UK new-car market to fall 3.5% in 2017

The UK new-car market will drop 3.5% next year compared to this one, but that is no reason for negativity. In fact, at projected sales of 2.6 million units, 2017 will be the second-best year of the decade – after the current one. So says automotive data and valuation specialist Glass's, which finds that the UK's new and used car industries are doing remarkably well, all things considered.
Discussing the global uncertainty caused by Brexit and Trump, Rupert Pontin, Head of Valuations at Glass's, takes the glass-half-full approach: “Change can be a good thing and democracy often brings results that were deemed unfeasible at a given point in time and the outcomes can be surprising”.
And it has indeed been a pleasant surprise that the UK economy is proving so resilient, considering the doom scenarios suggested by opponents of Brexit. The car market in particular is doing quite well, with new registrations in the first ten months of the year up 2.1% over the same period last year for petrol cars (to 1.14 million), up 1.6% for diesels (to 1.11 million) and up 23.3% for alternative-fuel vehicles (to just under 80,000 units).
“This represents a 2.5% uplift on 2015 and the final figure looks set to beat most market pundit’s expectations at around 2.3% which will mean that 2016 will be another record-breaking year”, says Pontin. With private sales declining for most of the year, the bulk of the uplift in this year was generated by business fleets.

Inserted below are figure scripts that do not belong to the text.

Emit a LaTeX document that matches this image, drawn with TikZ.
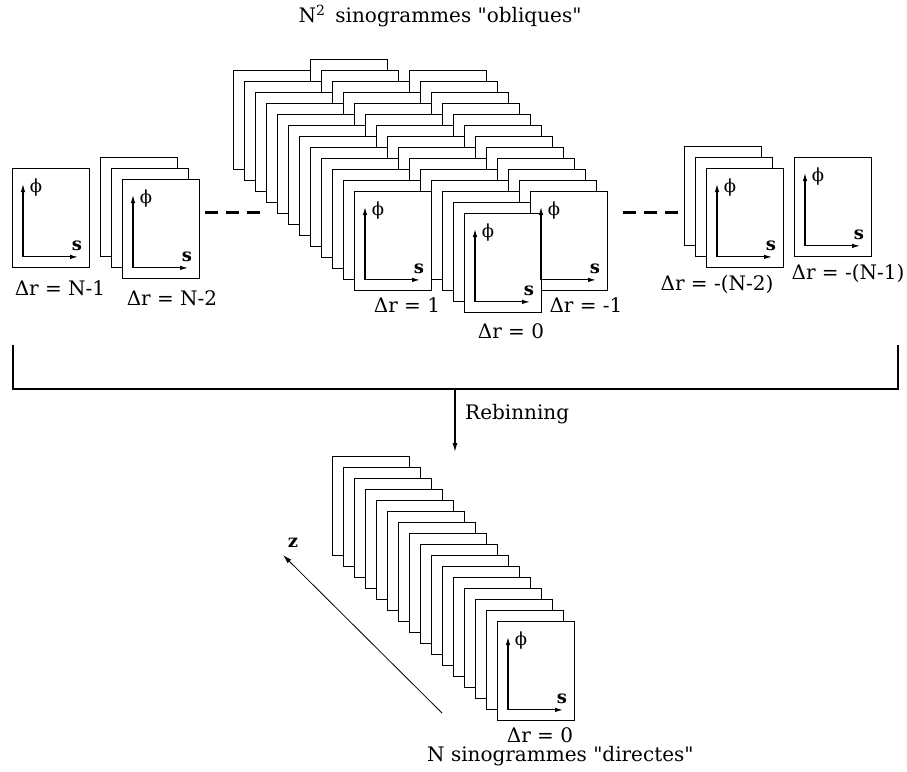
\documentclass[tikz,border=0pt]{standalone}
\usepackage{fontspec}
\setmainfont{DejaVu Serif}[Ligatures=TeXOff]
\usetikzlibrary{arrows.meta,calc}

% axes phi / s inside a front sinogram
\newcommand{\sinoaxes}[1]{%
  \draw[axis] ($(#1.north west)+(11,16)$) -- ($(#1.south west)+(11,-11)$) -- ++(55,0);
  \node[axlab] (#1-phi) at ($(#1.north west)+(24,20)$) {ϕ};
  \node[axlab, font=\fontsize{18}{20}\selectfont\bfseries] (#1-s) at ($(#1.south west)+(65,-22)$) {s};
}

\begin{document}
\begin{tikzpicture}[
    x=1pt, y=-1pt,
    sino/.style={draw, line width=0.9pt, fill=white, anchor=north west, inner sep=0pt, minimum width=77pt, minimum height=99pt},
    axis/.style={line width=1.1pt, {Latex[length=8pt,width=4.5pt]}-{Latex[length=8pt,width=4.5pt]}},
    axlab/.style={inner sep=0pt, font=\fontsize{18}{20}\selectfont},
    lab/.style={inner sep=0pt, font=\fontsize{20}{24}\selectfont},
    dots/.style={line width=3pt, dash pattern=on 13pt off 8pt}
  ]
    \useasboundingbox (0,0) rectangle (907,771);

    % title
    \node[lab] (title) at (440,16) {N\textsuperscript{2}\enspace sinogrammes "obliques"};

    % left side
    \node[sino] (left1) at (12,168) {};
    \foreach \k in {2,1,0}
      \node[sino] (left2-\k) at ({122-11*\k},{179-11*\k}) {};
    \sinoaxes{left1}
    \sinoaxes{left2-0}
    \node[lab] (lbl-left1) at (60,288) {Δr = N-1};
    \node[lab] (lbl-left2) at (172,298) {Δr = N-2};
    \draw[dots] (205,212) coordinate (dl1) -- (260,212) coordinate (dl2);

    % big oblique stack, back to front
    \foreach \k in {12,11,...,-2}{
      \ifnum\k<12 \ifnum\k>-1
        \node[sino] (a\k) at ({354-11*\k},{191-11*\k}) {};
      \fi\fi
      \node[sino] (b\k) at ({442-11*\k},{191-11*\k}) {};
      \ifnum\k<12 \ifnum\k>-1
        \node[sino] (c\k) at ({530-11*\k},{191-11*\k}) {};
      \fi\fi
    }
    \sinoaxes{a0}
    \sinoaxes{c0}
    \sinoaxes{b-2}
    \node[lab] (lbl-a) at (407,305) {Δr = 1};
    \node[lab] (lbl-b) at (511,331) {Δr = 0};
    \node[lab] (lbl-c) at (586,305) {Δr = -1};

    % right side
    \draw[dots] (623,212) coordinate (dr1) -- (678,212) coordinate (dr2);
    \foreach \k in {2,1,0}
      \node[sino] (right2-\k) at ({706-11*\k},{168-11*\k}) {};
    \node[sino] (right1) at (794,157) {};
    \sinoaxes{right2-0}
    \sinoaxes{right1}
    \node[lab] (lbl-right2) at (717,284) {Δr = -(N-2)};
    \node[lab] (lbl-right1) at (848,273) {Δr = -(N-1)};

    % bracket + rebinning
    \coordinate (brl) at (13,345);
    \coordinate (brr) at (898,345);
    \coordinate (brmid) at (455,389);
    \coordinate (rebinend) at (455,452);
    \draw[line width=2pt] (brl) |- (brmid) -| (brr);
    \draw[line width=1.2pt, -{Latex[length=9pt,width=5pt]}] (brmid) -- (rebinend);
    \node[lab, anchor=west] (rebin) at (465,414) {Rebinning};

    % direct sinograms
    \foreach \k in {15,14,...,0}
      \node[sino] (d\k) at ({497-11*\k},{621-11*\k}) {};
    \sinoaxes{d0}
    \node[lab] (lbl-d) at (540,735) {Δr = 0};
    \node[lab, anchor=west] (direct) at (427,756) {N sinogrammes "directes"};

    % z axis
    \coordinate (zfrom) at (442,713);
    \coordinate (zto) at (283,555);
    \draw[line width=0.8pt, -{Latex[length=9pt,width=5pt]}] (zfrom) -- (zto);
    \node[lab, font=\fontsize{18}{20}\selectfont\bfseries] (zlab) at (293,543) {z};
\end{tikzpicture}
\end{document}
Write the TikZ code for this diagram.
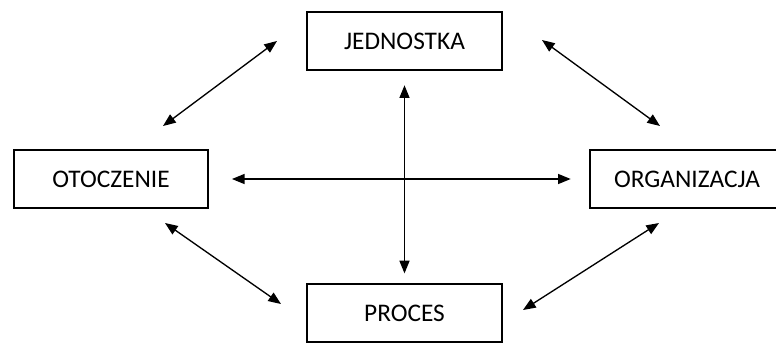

However positive a spin anyone puts on the projections for next year, the fundamental projection is undeniably negative: a rise in inflation and a weak exchange rate are bound to eat into consumer confidence, which will lead to delays in purchases of big-ticket items such as cars.
The expected drop in new-car registrations is unlikely to worry manufacturers, who will repurpose part of their production for the as yet still growing European new-car market. That means less need for them to use discounts to force-feed the remainder to the British market.
And that is good news for the UK used-car market, which is seeing volumes increase – up by 1.9% for the first ten months of the year, compared to the same period last year. That is an increase to such a degree that Residual Values are falling, especially due to the large number of vehicles being defleeted. Older used cars, on the other hand, have been slowly improving in value in recent years.